A todo esto, podríamos añadir la intención o intenciones que muchas personas llevan o llevamos, cuando vamos a misa. Que la liturgia prevé, por cierto. Que está bien y es bueno tener esa especie de recuerdo/rememoración de “mi” vida, de lo “mío” y de los “míos”. Pero, claro, deja de estarlo a partir del momento en que el “mi”, lo “mío” y los “míos” se convierten en centrales, únicos y exclusivos. Dejando prácticamente olvidado y al margen lo “tuyo”, lo del “otro”, los “vuestros”, lo de la “comunidad”, etc.

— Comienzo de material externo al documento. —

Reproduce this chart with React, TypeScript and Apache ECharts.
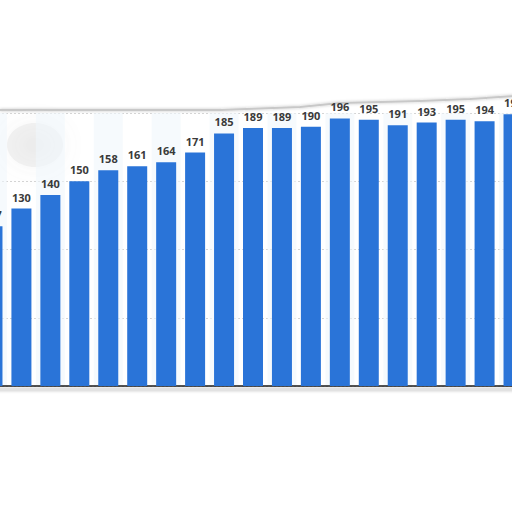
import React, { useEffect, useRef } from "react";
import * as echarts from "echarts";

const categories = ["c0","c1","c2","c3","c4","c5","c6","c7","c8","c9","c10","c11","c12","c13","c14","c15","c16","c17","c18"];
const values = [117, 130, 140, 150, 158, 161, 164, 171, 185, 189, 189, 190, 196, 195, 191, 193, 195, 194, 199];
const yTicks = [0, 50, 100, 150, 200];

const OFFSET = 22;

export default function App() {
  const ref = useRef<HTMLDivElement>(null);
  useEffect(() => {
    if (!ref.current) return;
    const chart = echarts.init(ref.current, null, { renderer: "svg" });
    chart.setOption({
      animation: false,
      backgroundColor: "#ffffff",
      grid: { left: 0, right: 0, top: 113, bottom: 126, containLabel: false },
      xAxis: {
        type: "category",
        data: categories,
        axisLine: { show: true, lineStyle: { color: "#1a1a1a", width: 1.5 } },
        axisTick: { show: false },
        axisLabel: { show: false },
        splitArea: { show: true, areaStyle: { color: ["rgba(240,246,252,0.6)", "rgba(255,255,255,0)"] } },
      },
      yAxis: {
        type: "value",
        min: yTicks[0],
        max: yTicks[yTicks.length - 1],
        interval: 50,
        axisLabel: { show: false },
        axisLine: { show: false },
        axisTick: { show: false },
        splitLine: { show: true, lineStyle: { color: "#d4d4d4", type: [2, 2], width: 1 } },
      },
      series: [
        {
          type: "bar",
          data: values,
          barWidth: 20,
          itemStyle: { color: "#2a74d8" },
          label: {
            show: true,
            position: "top",
            distance: 6,
            color: "#3a3a3a",
            fontSize: 11,
            fontWeight: "bold",
            fontFamily: "Open Sans",
          },
        },
      ],
      graphic: [
        {
          type: "polyline",
          shape: { points: [[OFFSET, 110], [OFFSET + 220, 110], [OFFSET + 300, 107], [OFFSET + 340, 103], [OFFSET + 420, 101], [OFFSET + 470, 99], [OFFSET + 530, 95]] },
          style: { stroke: "#c8c8c8", lineWidth: 2, fill: null, shadowBlur: 3, shadowColor: "rgba(0,0,0,0.25)" },
          silent: true,
        },
        {
          type: "rect",
          shape: { x: 0, y: 388, width: 560, height: 3 },
          style: { fill: "#e2e2e2", shadowBlur: 3, shadowColor: "rgba(0,0,0,0.2)" },
          silent: true,
        },
        {
          type: "ellipse",
          shape: { cx: OFFSET + 35, cy: 145, rx: 28, ry: 22 },
          style: { fill: "rgba(190,190,190,0.18)", shadowBlur: 25, shadowColor: "rgba(140,140,140,0.45)" },
          silent: true,
        },
      ],
    });
    return () => chart.dispose();
  }, []);
  return <div ref={ref} style={{ position: "fixed", left: -OFFSET, top: 0, width: 550, height: 512 }} />;
}
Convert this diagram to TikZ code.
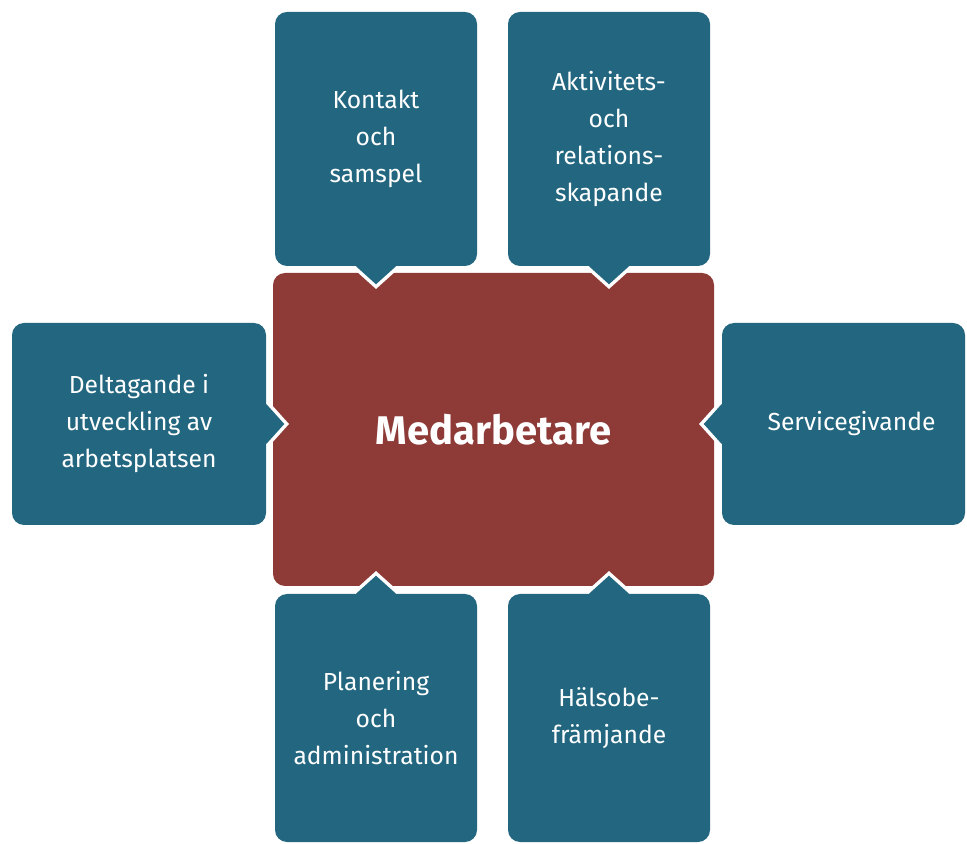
\documentclass[tikz,border=0pt]{standalone}
\usepackage{fontspec}
\setmainfont{Fira Sans}
\usetikzlibrary{calc}
\definecolor{boxblue}{RGB}{35,102,127}
\definecolor{boxred}{RGB}{142,58,55}

\begin{document}
\begin{tikzpicture}[x=0.75pt,y=0.75pt,
  part/.style={fill=boxblue,text=white,rounded corners=9pt,align=center,inner sep=0pt,
    font=\fontsize{18.5}{27.75}\selectfont},
  core/.style={fill=boxred,text=white,rounded corners=9pt,inner sep=0pt,
    font=\fontsize{30}{36}\selectfont\bfseries}]
\useasboundingbox (0,0) rectangle (967,843);
\node[part,minimum width=151.5pt,minimum height=190.5pt] (1) at (376,704) {Kontakt\\och\\samspel};
\node[part,minimum width=151.5pt,minimum height=190.5pt] (2) at (609,704) {Aktivitets-\\och\\relations-\\skapande};
\node[part,minimum width=190.5pt,minimum height=151.5pt] (3) at (139,419) {Deltagande i\\utveckling av\\arbetsplatsen};
\node[part,minimum width=182.25pt,minimum height=151.5pt] (4) at (843.5,419) {\hspace*{12pt}Servicegivande};
\node[part,minimum width=151.5pt,minimum height=186pt] (5) at (376,125) {Planering\\och\\administration};
\node[part,minimum width=151.5pt,minimum height=186pt] (6) at (609,125) {Hälsobe-\\främjande};
\node[core,minimum width=330.75pt,minimum height=234.75pt] (0) at (493.5,413.5) {Medarbetare};
% pointers into the centre box
\foreach \n/\a/\d in {1/south/270,2/south/270,3/east/0,4/west/180,5/north/90,6/north/90}{
  \draw[white,line width=5.25pt] ($(\n.\a)+(\d+90:20)$) -- ($(\n.\a)+(\d:18)$) -- ($(\n.\a)+(\d-90:20)$);
  \fill[boxblue] ($(\n.\a)+(\d+90:20)+(\d+180:5)$) -- ($(\n.\a)+(\d+90:20)$) -- ($(\n.\a)+(\d:18)$)
    -- ($(\n.\a)+(\d-90:20)$) -- ($(\n.\a)+(\d-90:20)+(\d+180:5)$) -- cycle;
}
\end{tikzpicture}
\end{document}
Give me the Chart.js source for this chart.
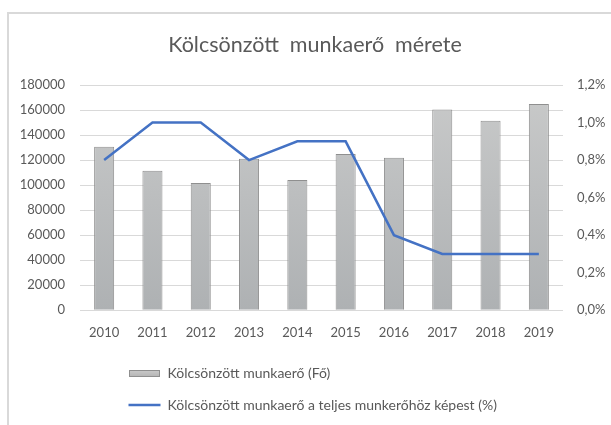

Todo ello contribuye a que el ambiente que en general se respira en las misas es, como acabo de decir, muy o demasiado individual y poco o nada comunitario. Por ello, pido que se me perdone el símil, tiene mucho de comercio y poco de fiesta celebrada. El primer caso nos recuerda un lugar donde una persona va a por algo y otra persona (una concreta, no cualquiera) se lo da (como mediadora, claro está). Frente al segundo, en el que las personas se juntan para compartir y celebrar. Este es el sentido que nos sitúa en el “dar” frente al “celebrar”.
Y, si se me permite como anécdota, recordar que, si bajamos al terreno del vulgo no versado (no hablo del versado, aunque a lo mejor nos llevaríamos unas sorpresas mayúsculas), no resulta extraño oír a alguien que ha asistido a una misa por razón de “compromiso”, decir expresiones como, por ejemplo: el cura que “daba” la misa era tal o cual. “Daba la misa”. Quiero interpretar su expresión y su pensamiento como una persona que daba (no sé qué) y el resto de las allí presentes lo recibían.
Ya sé que muchas personas pueden pensar que el tema de “dar” frente a “celebrar” puede pertenecer al campo de lo anecdótico o poco más; posiblemente sí. Pero tengo la plena convicción de que en el fondo de ello hay una especie de enjundia muy profunda que los responsables deberían apresurarse cuanto antes a esclarecer. Pero ¡por favor!, en vez de acusar, reñir o yo qué sé a la gente, que bajen y se lo expliquen desde la vida, en vez de hacerlo desde la liturgia y desde el dogma. Porque, de ser así, continuaríamos estando en lo mismo y fomentando actitudes que muy poco tienen que ver con la celebración y muy mucho, en cambio, con un cierto pietismo que, posiblemente, pueda llegar a consolar a algunas o muchas personas, pero que no las ayudará, en absoluto, a madurar y crecer en la fe y en la celebración de los sacramentos.